A blog posted last week revealed the details of security flaws in OAuth 2.0 and OpenID, two technologies widely used by the Web’s most popular sites to more quickly and easily verify the identity of a user. Wang Jing, a PhD student in mathematics at Nanyang Technological University discovered the vulnerability.
If you have ever allowed an application or website to verify your identity using your Facebook, Twitter, or Google account, then you have likely used OAuth or OpenID. OAuth is an open standard for authorization that gives client applications secure, delegated access to server resources on behalf of a resource owner.
OpenID an open standard that allows users to be authenticated by certain cooperating sites using a third party service, eliminating the need for webmasters to provide their own authentication systems and allowing users to consolidate their digital identities.
The vulnerability could allow an attacker to redirect the “token” used by OAuth 2.0 to access user information on a third-party site, making it possible to steal information such as the email address, age, or location of a user, the blog said. In OpenID, the vulnerability could enable attackers to collect user’s information directly.
The flaw is a “Covert Redirect” vulnerability, in which an application takes a parameter and redirects a user to the parameter value without sufficient validation. This differs from an Open Redirect, in which an application takes a parameter and redirects a user to the parameter value without any validation at all.
If a website ends up exposed to Open Redirect attack, it is often because the site’s operators failed to equip their own site with proper validation, the blog explains. But a Covert Redirect is trickier, because it is essentially a flaw in the handoff of validation between one site and another.
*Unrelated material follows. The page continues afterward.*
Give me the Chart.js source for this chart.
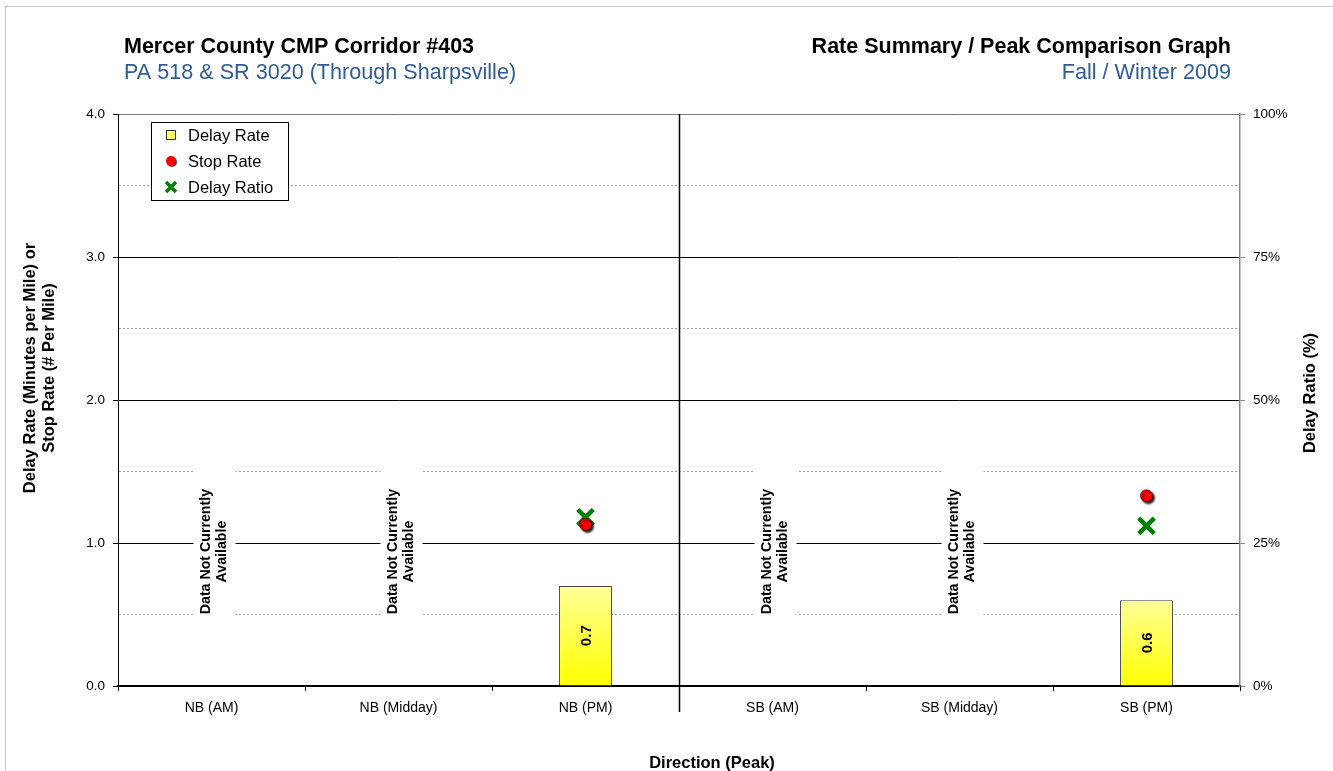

“The Covert Redirect vulnerability related to OAuth 2.0 and OpenID is, in the author’s view, a result of the provider’s overconfidence in its clients/partners,” the blog says. “The provider relies on the clients to provide a list of ‘trustworthy’ domains and assumes all would be safe. However, without sufficient verification of the redirected URLs, no safety could be guaranteed.”
It isn’t always clear who’s responsible for the vulnerability: The website requesting the authentication or the third-party provider that gives the validation, the blog observes.
“The vulnerability is usually due to the existing weakness in the third-party websites,” the blog said. “However, they may be unaware of the vulnerability. Or they do not bother to fix it. One concern is the cost. The other is that in their view, the host company is responsible for making the attacks appear more credible; therefore, it is not solely their problem. However, to the provider, the problem does not originate from its own website. Even if it is willing to take on the responsibility, it has to gain cooperation from all the clients, which is a daunting task.”
And because it isn’t clear who’s responsible for the vulnerability, it may be a difficult problem to fix, the blog notes.
“The patch of this vulnerability is easier said than done,” the blog says. “If all third-party applications strictly adhere to using a whitelist, then there would be no room for attacks. However, in the real world, a large number of third-party applications do not do this. This makes the systems based on OAuth 2.0 or OpenID highly vulnerable.” Providers need to develop a more thorough verification procedure, the blog suggests.